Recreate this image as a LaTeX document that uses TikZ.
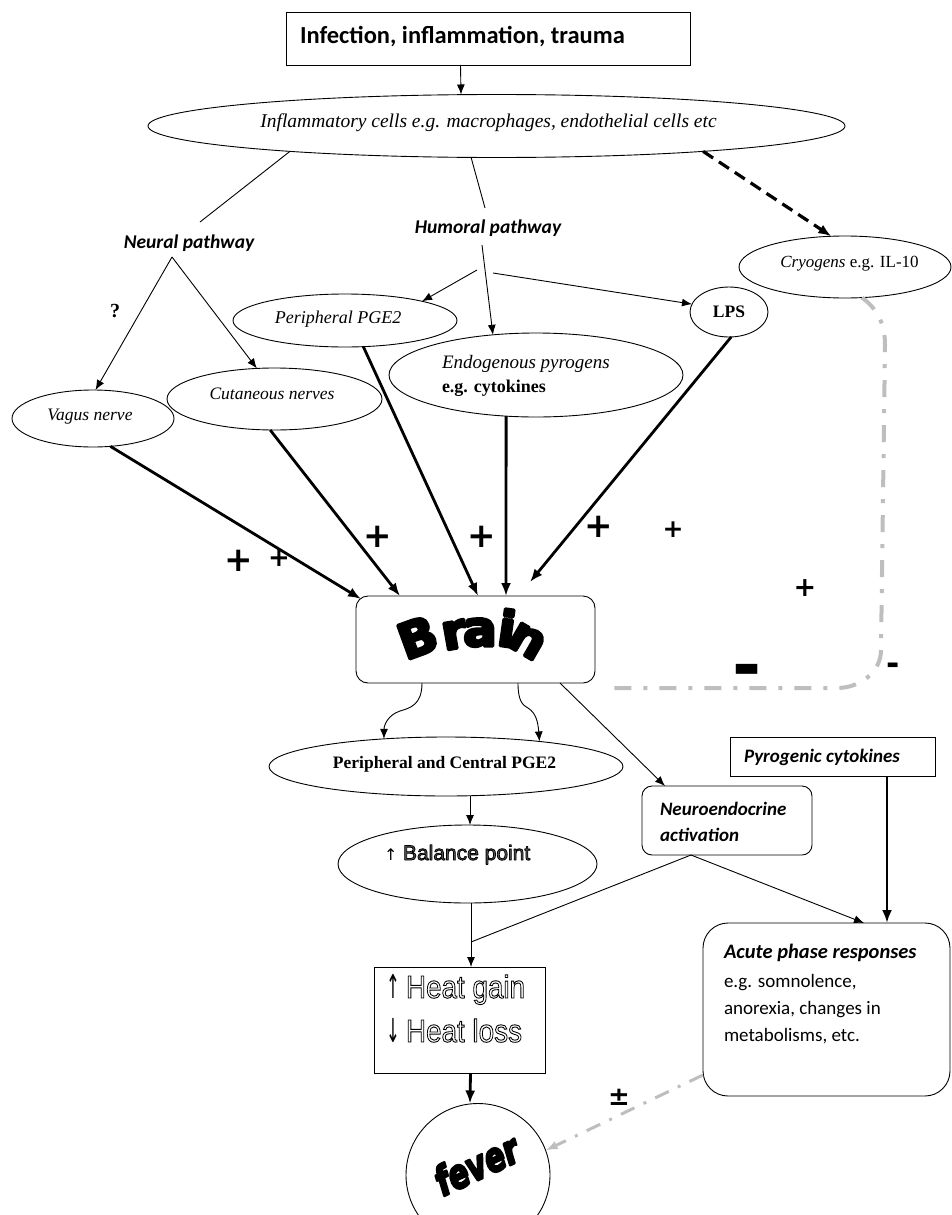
\documentclass[tikz,border=0pt]{standalone}
\usepackage{fontspec}
\setmainfont{Liberation Serif}
\newfontfamily\carl{Carlito}
\newfontfamily\arialf{Liberation Sans}
\newfontfamily\dvs{DejaVu Sans}
\usetikzlibrary{arrows.meta,shapes.geometric,calc}
\definecolor{lgray}{RGB}{190,190,190}
\newcommand{\fsz}[1]{\fontsize{#1}{#1}\selectfont}
\newcommand{\outl}[1]{\special{pdf:literal direct 0 G 1 Tr 0.9 w}#1\special{pdf:literal direct 0 Tr}}
\newcommand{\heavy}[3]{\special{pdf:literal direct #1 g 0 G 2 Tr #2 w 1 j}#3\special{pdf:literal direct 0 Tr}}
\newcommand{\bl}[1]{\scalebox{1.02}[1]{\heavy{0}{3}{#1}}}
\begin{document}
\begin{tikzpicture}[x=1pt,y=-1pt,
  ell/.style={draw,ellipse,inner sep=0pt,outer sep=0pt,line width=0.9pt},
  box/.style={draw,rectangle,inner sep=0pt,outer sep=0pt,line width=0.9pt},
  rbox/.style={box,rounded corners=#1},
  txt/.style={inner sep=0pt,outer sep=0pt,anchor=base},
  tline/.style={line width=0.9pt},
  tarr/.style={line width=0.9pt,-{Latex[length=10pt,width=8pt]}},
  karr/.style={line width=2.8pt,-{Latex[length=13pt,width=10pt]}},
  sign/.style={inner sep=0pt,outer sep=0pt,anchor=center},
  brainf/.style={txt,font=\dvs\bfseries\fsz{49}},
  graydd/.style={draw=lgray,line width=4pt,dash pattern=on 17pt off 12pt on 4pt off 12pt},
  graydd2/.style={draw=lgray,line width=3pt,dash pattern=on 15pt off 10pt on 3pt off 10pt,-{Latex[length=12pt,width=9pt,fill=lgray]}}
]
\useasboundingbox (0,0) rectangle (951,1215);
\fill[white] (0,0) rectangle (951,1215);

% top
\node[box,minimum width=404pt,minimum height=53pt] (top) at (488,38.5) {};
\node[txt,anchor=base west,font=\carl\bfseries\fsz{24.5}] (toptxt) at (300,44) {Infection, inflammation, trauma};
\node[ell,minimum width=697pt,minimum height=63pt] (infl) at (496.5,126) {};
\node[txt,font=\itshape\fsz{19.5}] (infltxt) at (488.5,127) {Inflammatory cells e.g. macrophages, endothelial cells etc};

\node[txt,font=\carl\bfseries\itshape\fsz{19.5}] (neural) at (189,248) {Neural pathway};
\node[txt,font=\carl\bfseries\itshape\fsz{19.5}] (humoral) at (488,233) {Humoral pathway};
\node[txt,font=\bfseries\fsz{20}] (q) at (115,317) {?};

\node[ell,minimum width=224pt,minimum height=53pt] (ppge) at (345,320.5) {};
\node[txt,font=\itshape\fsz{18}] (ppgetxt) at (338,323) {Peripheral PGE2};
\node[ell,minimum width=215pt,minimum height=62pt] (cut) at (274.5,399) {};
\node[txt,font=\itshape\fsz{17.5}] (cuttxt) at (272,399.5) {Cutaneous nerves};
\node[ell,minimum width=162pt,minimum height=57pt] (vagus) at (93,418.5) {};
\node[txt,font=\itshape\fsz{17.5}] (vagustxt) at (90,420) {Vagus nerve};
\node[ell,minimum width=294pt,minimum height=84pt] (endo) at (536,375) {};
\node[txt,anchor=base west,font=\itshape\fsz{19}] (endotxt1) at (442,368) {Endogenous pyrogens};
\node[txt,anchor=base west,font=\bfseries\fsz{18}] (endotxt2) at (442,392) {e.g. cytokines};
\node[ell,minimum width=78pt,minimum height=50pt] (lps) at (729,312) {};
\node[txt,font=\bfseries\fsz{17.5}] (lpstxt) at (729,317) {LPS};
\node[ell,minimum width=212pt,minimum height=62pt] (cryo) at (845,267) {};
\node[txt,font=\fsz{17}] (cryotxt) at (849.5,267) {\textit{Cryogens} e.g. IL-10};

% brain
\node[rbox=12pt,minimum width=239pt,minimum height=87pt] (brain) at (475.5,639.5) {};
\node[brainf,rotate=20] (b1) at (423.5,654) {\bl{B}};
\node[brainf,rotate=10] (b2) at (456.5,648.3) {\bl{r}};
\node[brainf,rotate=0] (b3) at (480,646) {\bl{a}};
\node[brainf,rotate=-8] (b4) at (504.5,646.3) {\bl{i}};
\node[brainf,rotate=-30] (b5) at (520,653) {\bl{n}};

% signs
\node[sign,font=\dvs\bfseries\fsz{34}] (p1) at (239,561) {+};
\node[sign,font=\dvs\bfseries\fsz{26}] (p2) at (279,558) {+};
\node[sign,font=\dvs\bfseries\fsz{34}] (p3) at (378,537) {+};
\node[sign,font=\dvs\bfseries\fsz{34}] (p4) at (482,537) {+};
\node[sign,font=\dvs\bfseries\fsz{34}] (p5) at (599,527) {+};
\node[sign,font=\dvs\bfseries\fsz{25}] (p6) at (673,530) {+};
\node[sign,font=\dvs\bfseries\fsz{27}] (p7) at (805,588) {+};
\node[sign,font=\dvs\bfseries\fsz{70}] (m1) at (747.5,677) {-};
\node[sign,font=\dvs\bfseries\fsz{32}] (m2) at (893,669) {-};
\node[sign,font=\dvs\bfseries\fsz{26}] (pm) at (619,1097) {±};

% lower part
\node[ell,minimum width=354pt,minimum height=59pt] (pcpge) at (446,766.5) {};
\node[txt,font=\bfseries\fsz{17.5}] (pcpgetxt) at (444.5,768) {Peripheral and Central PGE2};
\node[ell,minimum width=259pt,minimum height=78pt] (bal) at (467.5,864) {};
\node[txt,anchor=base west,font=\dvs\fsz{16}] (balarr) at (384,860) {↑};
\node[txt,anchor=base west,font=\arialf\fsz{21}] (baltxt) at (403,860) {\heavy{0.35}{0.8}{Balance point}};
\node[box,minimum width=171pt,minimum height=106pt] (heat) at (459.5,1020) {};
\node[txt,anchor=base west,font=\dvs\fsz{33}] (heat1a) at (386,998) {\scalebox{0.5}[1]{↑}};
\node[txt,anchor=base west,font=\arialf\fsz{32}] (heat1) at (406,998) {\scalebox{0.87}[1]{\outl{Heat gain}}};
\node[txt,anchor=base west,font=\dvs\fsz{33}] (heat2a) at (386,1042) {\scalebox{0.5}[1]{↓}};
\node[txt,anchor=base west,font=\arialf\fsz{32}] (heat2) at (406,1042) {\scalebox{0.87}[1]{\outl{Heat loss}}};
\node[ell,minimum width=144pt,minimum height=143pt] (fever) at (478,1175) {};
\node[txt,rotate=25,font=\dvs\bfseries\itshape\fsz{40}] (fevertxt) at (482.6,1178) {\scalebox{0.75}[1]{\heavy{0}{2.6}{fever}}};

\node[box,minimum width=205pt,minimum height=39pt] (pyro) at (832.5,756.5) {};
\node[txt,anchor=base west,font=\carl\bfseries\itshape\fsz{19}] (pyrotxt) at (744,762) {Pyrogenic cytokines};
\node[rbox=10pt,minimum width=170pt,minimum height=69pt] (neuro) at (727,820.5) {};
\node[txt,anchor=base west,font=\carl\bfseries\itshape\fsz{19}] (neurotxt1) at (660,815) {Neuroendocrine};
\node[txt,anchor=base west,font=\carl\bfseries\itshape\fsz{19}] (neurotxt2) at (660,841) {activation};
\node[rbox=25pt,minimum width=247pt,minimum height=173pt] (acute) at (826.5,1009.5) {};
\node[txt,anchor=base west,font=\carl\bfseries\itshape\fsz{20.5}] (ac1) at (724,958) {Acute phase responses};
\node[txt,anchor=base west,font=\carl\fsz{19}] (ac2) at (724,987) {e.g. somnolence,};
\node[txt,anchor=base west,font=\carl\fsz{19}] (ac3) at (724,1014) {anorexia, changes in};
\node[txt,anchor=base west,font=\carl\fsz{19}] (ac4) at (724,1041) {metabolisms, etc.};

% connectors top
\draw[tarr] ([xshift=-27.5pt]top.south) -- ([xshift=-35.5pt]infl.north);
\draw[tline] (infl.187) -- ([xshift=11pt,yshift=26pt]neural.base);
\draw[tline] (infl.-129.6) -- ([xshift=-3pt,yshift=25pt]humoral.base);
\draw[tarr] ([xshift=-17pt,yshift=-9pt]neural.base) -- (vagus.85);
\draw[tarr] ([xshift=-17pt,yshift=-9pt]neural.base) -- (cut.120);
\draw[tarr] ([xshift=-6pt,yshift=-12pt]humoral.base) -- (endo.137);
\draw[tarr] ([xshift=-11pt,yshift=-37pt]humoral.base) -- (ppge.14);
\draw[tarr] ([xshift=5pt,yshift=-40pt]humoral.base) -- (lps.168);
\draw[line width=3.2pt,dash pattern=on 12pt off 7pt,-{Latex[length=13pt,width=10pt]}] (infl.-7.6) -- (cryo.114.5);

\coordinate (negend) at (610,688);
\draw[graydd] (cryo.-61) .. controls (876,308) and (885,322) .. (885,345) -- (881,650) .. controls (881,672) and (860,688) .. (837,688) -- (negend);

% into brain
\draw[karr] (vagus.-58.6) -- ([xshift=5pt,yshift=-3pt]brain.north west);
\draw[karr] (cut.-98.3) -- ([xshift=44pt]brain.north west);
\draw[karr] (ppge.-55.5) -- ([xshift=2.5pt]brain.north);
\draw[karr] (endo.-126.1) -- ([xshift=30.5pt]brain.north);
\draw[karr] (lps.-85) -- ([xshift=54.5pt,yshift=14pt]brain.north);

% out of brain
\draw[tarr] ([xshift=-53.5pt]brain.south) .. controls (422,705) and (410,708) .. (400,711) .. controls (388,715) and (384,725) .. (pcpge.156.4);
\draw[tarr] ([xshift=42.5pt]brain.south) .. controls (518,700) and (522,705) .. (528,708) .. controls (536,713) and (538,722) .. (pcpge.15.3);
\draw[tarr] ([xshift=84.5pt]brain.south) -- ([xshift=23pt]neuro.north west);

\draw[tarr] ([xshift=24pt]pcpge.south) -- ([xshift=2.5pt]bal.north);
\coordinate (junc) at (471,942);
\draw[tline] ([xshift=3.5pt]bal.south) -- (junc);
\draw[tline] ([xshift=-36pt]neuro.south) -- (junc);
\draw[tarr] (junc) -- ([xshift=11.5pt]heat.north);
\draw[tarr] ([xshift=-36pt]neuro.south) -- ([xshift=37.5pt]acute.north);
\draw[karr] ([xshift=54.5pt]pyro.south) -- ([xshift=60.5pt]acute.north);
\draw[karr] ([xshift=11pt]heat.south) -- ([xshift=-8pt]fever.north);
\draw[graydd2] ([yshift=-65.5pt]acute.west) -- (fever.20);
\end{tikzpicture}
\end{document}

========================================

→ **BRIEF**: Leave the pictures out and please restate exactly the lines running from the start of the material through the one with "(infltxt) at (488.5,127)".

→ **CORRECT ANSWER**:
Recreate this image as a LaTeX document that uses TikZ.
\documentclass[tikz,border=0pt]{standalone}
\usepackage{fontspec}
\setmainfont{Liberation Serif}
\newfontfamily\carl{Carlito}
\newfontfamily\arialf{Liberation Sans}
\newfontfamily\dvs{DejaVu Sans}
\usetikzlibrary{arrows.meta,shapes.geometric,calc}
\definecolor{lgray}{RGB}{190,190,190}
\newcommand{\fsz}[1]{\fontsize{#1}{#1}\selectfont}
\newcommand{\outl}[1]{\special{pdf:literal direct 0 G 1 Tr 0.9 w}#1\special{pdf:literal direct 0 Tr}}
\newcommand{\heavy}[3]{\special{pdf:literal direct #1 g 0 G 2 Tr #2 w 1 j}#3\special{pdf:literal direct 0 Tr}}
\newcommand{\bl}[1]{\scalebox{1.02}[1]{\heavy{0}{3}{#1}}}
\begin{document}
\begin{tikzpicture}[x=1pt,y=-1pt,
  ell/.style={draw,ellipse,inner sep=0pt,outer sep=0pt,line width=0.9pt},
  box/.style={draw,rectangle,inner sep=0pt,outer sep=0pt,line width=0.9pt},
  rbox/.style={box,rounded corners=#1},
  txt/.style={inner sep=0pt,outer sep=0pt,anchor=base},
  tline/.style={line width=0.9pt},
  tarr/.style={line width=0.9pt,-{Latex[length=10pt,width=8pt]}},
  karr/.style={line width=2.8pt,-{Latex[length=13pt,width=10pt]}},
  sign/.style={inner sep=0pt,outer sep=0pt,anchor=center},
  brainf/.style={txt,font=\dvs\bfseries\fsz{49}},
  graydd/.style={draw=lgray,line width=4pt,dash pattern=on 17pt off 12pt on 4pt off 12pt},
  graydd2/.style={draw=lgray,line width=3pt,dash pattern=on 15pt off 10pt on 3pt off 10pt,-{Latex[length=12pt,width=9pt,fill=lgray]}}
]
\useasboundingbox (0,0) rectangle (951,1215);
\fill[white] (0,0) rectangle (951,1215);

% top
\node[box,minimum width=404pt,minimum height=53pt] (top) at (488,38.5) {};
\node[txt,anchor=base west,font=\carl\bfseries\fsz{24.5}] (toptxt) at (300,44) {Infection, inflammation, trauma};
\node[ell,minimum width=697pt,minimum height=63pt] (infl) at (496.5,126) {};
\node[txt,font=\itshape\fsz{19.5}] (infltxt) at (488.5,127) {Inflammatory cells e.g. macrophages, endothelial cells etc};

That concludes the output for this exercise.